Tarian Sara Dabi-dabi, Kesalahan Penyebutan Yang Melekat Hingga Saat ini
Tim Ekspedisi Terios 7-Wonders Wonderful Moluccas (T7W Wonderful Moluccas 2017) tiba pada destinasi terakhir di Desa Sasadu, Jailolo, Kabupaten Halmah
TRIBUNNEWS.COM - Tim Ekspedisi Terios 7-Wonders Wonderful Moluccas (T7W Wonderful Moluccas 2017) tiba pada destinasi terakhir di Desa Sasadu, Jailolo, Kabupaten Halmahera Barat, Provinsi Maluku Utara pada hari ke lima petualangan mengeksplore keindahan Maluku Utara, Selasa (18/7/2017).
Tim tiba di Desa Sasadu sekira pukul 15.00 WIT, yang kemudian disambut oleh Tarian Pengenalan dan Tarian Sara Dabi-dabi.
Tarian ini diperagakan oleh enam orang anak-anak dengan pakaian adat setempat dan berbagai aksesoris pendukung tarian.
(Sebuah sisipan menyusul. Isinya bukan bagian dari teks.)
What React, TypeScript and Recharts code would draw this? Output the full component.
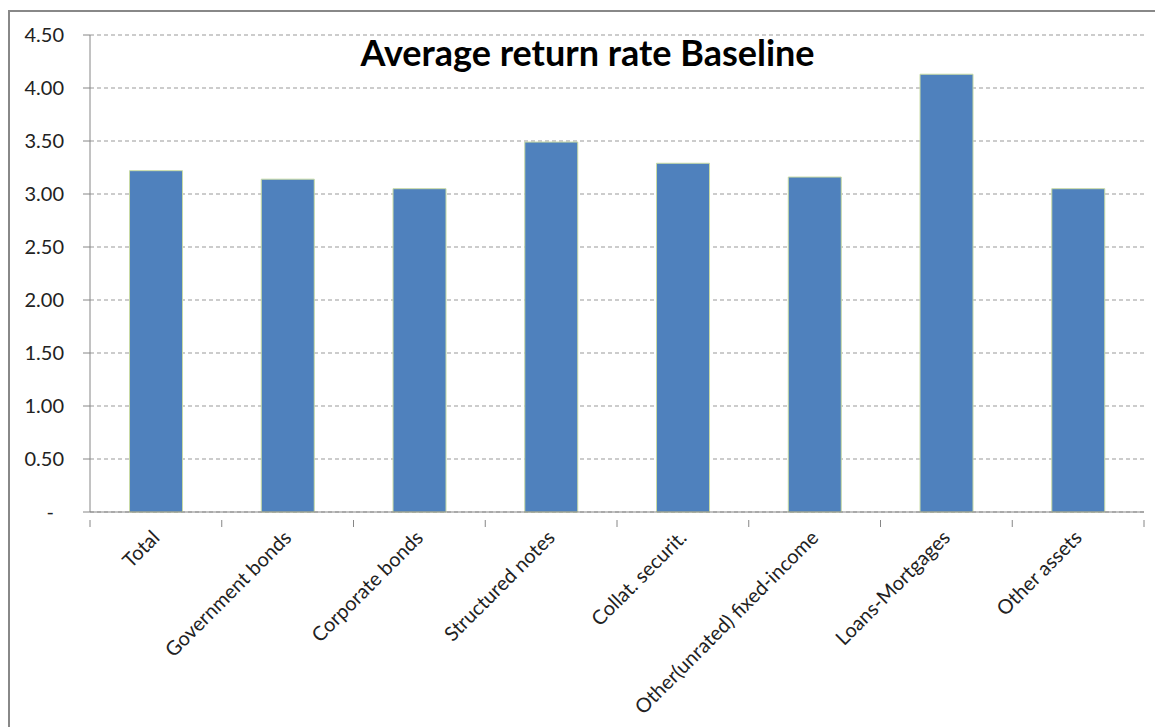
import { BarChart, Bar, XAxis, YAxis, CartesianGrid } from 'recharts';

const categories = [
  'Total',
  'Government bonds',
  'Corporate bonds',
  'Structured notes',
  'Collat. securit.',
  'Other(unrated) fixed-income',
  'Loans-Mortgages',
  'Other assets',
];
const returnRates = [3.22, 3.14, 3.05, 3.49, 3.29, 3.16, 4.13, 3.05];
const yTicks = [0, 0.5, 1, 1.5, 2, 2.5, 3, 3.5, 4, 4.5];

const data = categories.map((name, i) => ({ name, value: returnRates[i] }));

const FONT = 'Lato, "Open Sans", sans-serif';
const AXIS = '#868686';

const YTick = (props: any) => {
  const { x, y, payload } = props;
  const v = payload.value;
  const label = v === 0 ? '-' : v.toFixed(2);
  return (
    <text x={v === 0 ? x - 10 : x} y={y} dy={7} textAnchor="end" fill="#222" fontSize={20} fontFamily={FONT}>
      {label}
    </text>
  );
};

const XTick = (props: any) => {
  const { x, y, payload, index, visibleTicksCount } = props;
  const half = payload.offset ?? 66;
  return (
    <g>
      <line x1={x - half} y1={y} x2={x - half} y2={y + 7} stroke={AXIS} />
      {index === visibleTicksCount - 1 && (
        <line x1={x + half} y1={y} x2={x + half} y2={y + 7} stroke={AXIS} />
      )}
      <text
        x={x + 5}
        y={y + 19}
        textAnchor="end"
        transform={`rotate(-45 ${x + 5} ${y + 19})`}
        fill="#222"
        fontSize={20}
        fontFamily={FONT}
      >
        {payload.value}
      </text>
    </g>
  );
};

export default function App() {
  return (
    <div style={{ position: 'absolute', left: 0, top: 0, width: 1155, height: 727, overflow: 'hidden', background: '#fff' }}>
      <div
        style={{
          position: 'absolute',
          left: 8,
          top: 10,
          width: 1160,
          height: 730,
          border: '2px solid #888',
        }}
      />
      <div
        style={{
          position: 'absolute',
          left: 0,
          width: 1175,
          top: 30,
          textAlign: 'center',
          fontFamily: FONT,
          fontWeight: 'bold',
          fontSize: 36,
          color: '#000',
          zIndex: 2,
        }}
      >
        Average return rate Baseline
      </div>
      <div style={{ position: 'absolute', left: 0, top: 0 }}>
        <BarChart
          width={1155}
          height={727}
          data={data}
          margin={{ top: 35, right: 11, bottom: 0, left: 0 }}
          barCategoryGap="30%"
        >
          <CartesianGrid vertical={false} stroke="#999" strokeDasharray="4 3" />
          <XAxis
            dataKey="name"
            interval={0}
            height={215}
            axisLine={{ stroke: AXIS }}
            tickLine={false}
            tick={<XTick />}
          />
          <YAxis
            domain={[0, 4.5]}
            ticks={yTicks}
            width={90}
            interval={0}
            axisLine={{ stroke: AXIS }}
            tickLine={{ stroke: AXIS }}
            tickSize={7}
            tickMargin={19}
            tick={<YTick />}
          />
          <Bar dataKey="value" fill="#4F81BD" stroke="#C9DBA5" strokeWidth={1} isAnimationActive={false} />
        </BarChart>
      </div>
    </div>
  );
}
Empat diantaranya adalah laki-laki dan dua diantaranya adalah perempuan.
Tarian ini dipentaskan dalam waktu sekitar kurang lebih 15 menit demi menyambut Tim T7W Wonderful Moluccas 2017. Tim pun terhibur, bahkan beberapa diantaranya langsung mengabadikan tarian tersebut dengan kameranya masing-masing.
Kepala Adat Desa Sasadu, Tomas Salasa mengatakan, Tarian Sara Dabi-dabi ini adalah tarian adat asli mayarakat Sasadu atau Suku Sahu. Tarian tersebut awalnya adalah gerakan untuk meredam tangisan anak perempuan Sultan Ternate, Haerun.
"Awalnya dulu kala anak perempuan Sultan Haerun menangis selama tujuh hari tujuh malam. Tidak ada yang bisa membuat anak perempuan sultan itu berhenti menangis terus menerus," ujar Tomas kepada Tribunnews.
Sultan Haerun sendiri sudah memanggil seluruh Kapita (panglima perang) dan Mahimo (lurah) di seluruh daratan Ternate. Namun tidak ada satu pun yang dapat meredam tangisan putrinya itu.
Hingga pada akhirnya, ada dua orang dari Desa Sasadu yang berangkat ke Kesultanan Ternate mencoba untuk menenangkan sang putri.
Saat tiba, satu diantaranya langsung bernyanyi "Ning Enang Aning Endong" sebagai musik pengiring tarian, yang saat ini diganti dengan menggunakan gong dan tifa. Satu diantaranya mengucap "Oroinokasidabi" atau yang artinya berikan kesini biar aku gendong atau timang-timang yang saat ini menjadi gerakan tarian yang seperti menimang-nimang anak.
"Akhirnya sang putri yang masih bayi itu tangisannya mereda. Kemudian Sultan Haerun bertanya kepada dua orang itu apa nama gerakan yang seperti tarian itu. Tapi kedua orang itu belum menamai tariannya. Sultan kemudian memberikan nama Tarian Oroinokasidabi," kata Tomas.
Namun, saat kedua orang tersebut meninggalkan Kesultanan Ternate dan tengah menyeberang laut, mereka lupa apa nama tarian yang telah diberikan oleh Sultan Haerun. Mereka berdua hanya mengingat kata 'Dabi'.
"Dari sana mereka pulang dengan bangga karena bisa meredam tangisan sang putri. Dan menceritakan jika gerakan tarian mereka diberi nama Sara (tarian atau gerakan) Dabi-dabi oleh sultan karena keterbatasan ingatannya," kata Tomas.
Hingga saat ini, akibat keterbatasan ingatan dan salah penyebutan nama tarian oleh kedua orang Sasadu itu, maka Tarian Sara Dabi-dabi terus melekat di Masyarakat Sasadu Suku Sahu.